Dark Music Days Music Festival
Opportunities for Embodied, Cross-Disciplinary Performance
WORDS BY JEANETTE JOY HARRIS | HARPA, Reykjavík, Iceland
JAN 24-29, 2023 | COMMUNITY
Siggi String Quartet - Photo by Ester Magnúsdóttir
Trio Isak - Photo by Ester Magnúsdóttir
Dark Days Music Festival (DDMF) is an annual Reykjavik event that shines a light on innovative and progressive music. With an over 40-year history, DDMF transforms the unrelenting January weather - where gray skies, sleet, and snow meets a 6 hour window of sunlight - into a diverse musical respite that both pleases and challenges audiences.
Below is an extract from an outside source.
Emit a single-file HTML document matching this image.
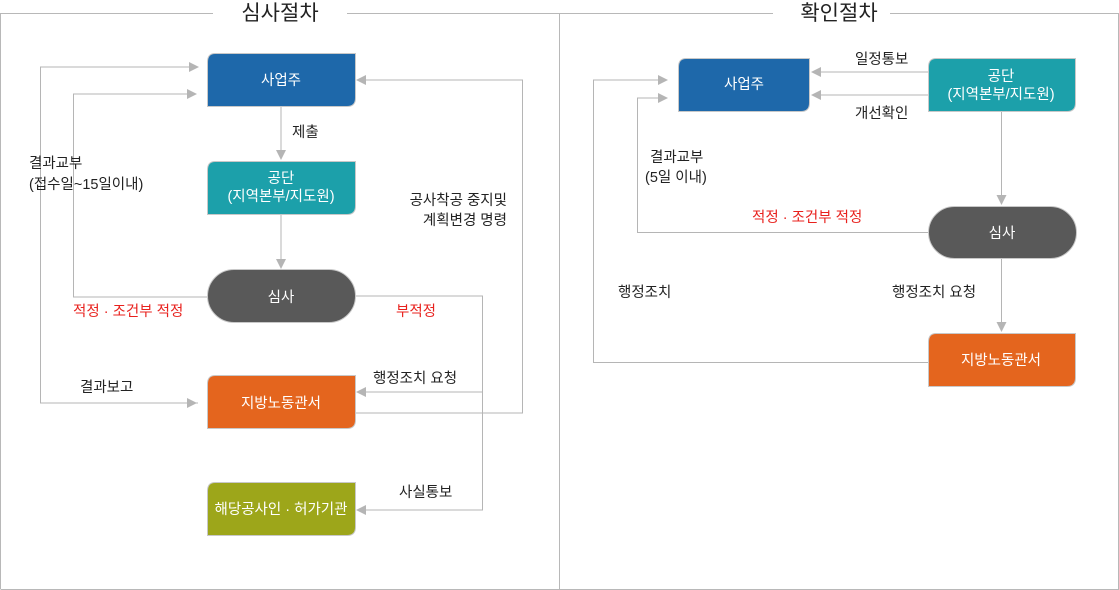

Curating a music festival, or any festival that highlights “new” performance is tricky, but DDMF’s program included a diverse set of established, large musical groups like Iceland Symphony Orchestra and lesser known solo performers like Rosie Middleton. In doing so, the festival is not only supporting existing musical ensembles but educating and cultivating audiences by nurturing new talent.
DDMF is a wonderful example of why experimental music needs to be heard live - with bodies playing, performing, and listening. Recorded sounds that the ear alone might find inscrutable can vibrate a person’s bones in unimaginable ways when the listener is brought into close contact with the performer. The intoxicating, shared buzzing of a lone voice can communicate an aural reality that is flattened once recorded. If not experienced live, the breathing, hesitation, and pause of Rosie Middleton’s concert, for example, could not be adequately understood. In her performance, the sounds of the palate, lips, and tongue, and the fleshiness of the voice itself evoked the sensual pleasure of the “sounding body.”
Further, live performance not only accommodates the unique complexity of a performer’s body but allows for the creation of an acoustic architecture that envelops performers and audiences together. “White Flags” by Daníel Bjarnason musicalizes the faded American flags left on the moon after the Apollo mission and, in doing so, hinges the vastness of space upon objects that are slowly deteriorating. Trio Isak seemingly created its own temporary galaxy. As they performed the eerily suspended strings of “White Flags,” the audience gravitated closer to stay in the trio’s orbit and the HARPA concert hall seemed connected by delicate slivers of notes.
Rosie Middleton - Photo by Ester Magnúsdóttir
But to the degree that musical performance is enhanced when it fully embraces the body, it can be compromised when it attempts cross-disciplinary practice without respecting the technique of other creative practices. For example, Rosie Middleton’s performance of “Code Poem - Any Chance of War?” by Mira Calix was a moving work that included live voice and recorded Morse code. It also included Middleton’s performance of SOS flag signals. Though the flags added a compelling visual element to the work, flag semaphore relies upon codified movements to communicate message. Unfortunately, Middleton’s emphasis on executing the vocal component of the work surpassed the precision of the choreography, so much that the movement at times distracted from the emotional articulation of distress she so powerfully vocalized. Further in “White Flags,” Trio Isak supplemented their stage by displaying five, white, hand drawn flags, visually connecting their performance with the lunar landscape. These five flags were later used to textually denote movement changes in Bernd Alois Zimmermann’s “Présence.” Had Trio Isak simply presented the flags as unique, stand-alone visual components, perhaps using six flags instead of five to mirror the number used in the Lunar Assemblies, they could have added a content-rich sculptural element to the work. In both instances, it seems that legibility of the musical performance was prioritized over the cohesion of the performance as a cross-disciplinary work.
MÖRSUGUR - Photo by Ester Magnúsdóttir
Melissa Noble, Managing Director of the Cynthia Woods Mitchell Center and Coordinator of Interdisciplinary Studies at University of Houston comments that, “while exploration and authentic inquiry can be captivating, when performing artists consider implementing cross disciplinary additions, there is often a lack of proficiency, as the Dunning-Kruger effect describes ‘you don’t know what you don’t know.” That is to say, the profound dedication of technical mastery to one discipline and the lack of training and experience in other areas can not only be detrimental to the types of performances that try to integrate multiple areas, but the performers themselves are oftentimes not aware of their lack of proficiency.
This, in no way, should discourage musicians from integrating visual, sculptural, and somatic elements in their performances. Quite the contrary. Integrated experiences, like the performances of Trio Isak and Rosie Middleton, are engaging and their cross-disciplinary nature provide multiple audience access points. However, what should be kept in mind is that theater, dance, and visual art are disciplines that require their own concerted dedication. If musicians want to include these components, they must fully commit themselves to understanding the technique and processes involved. For musicians, the successful integration of other disciplines might seem insurmountable, but when it is executed well, a challenging musical work can be pried open in unusual and exciting ways.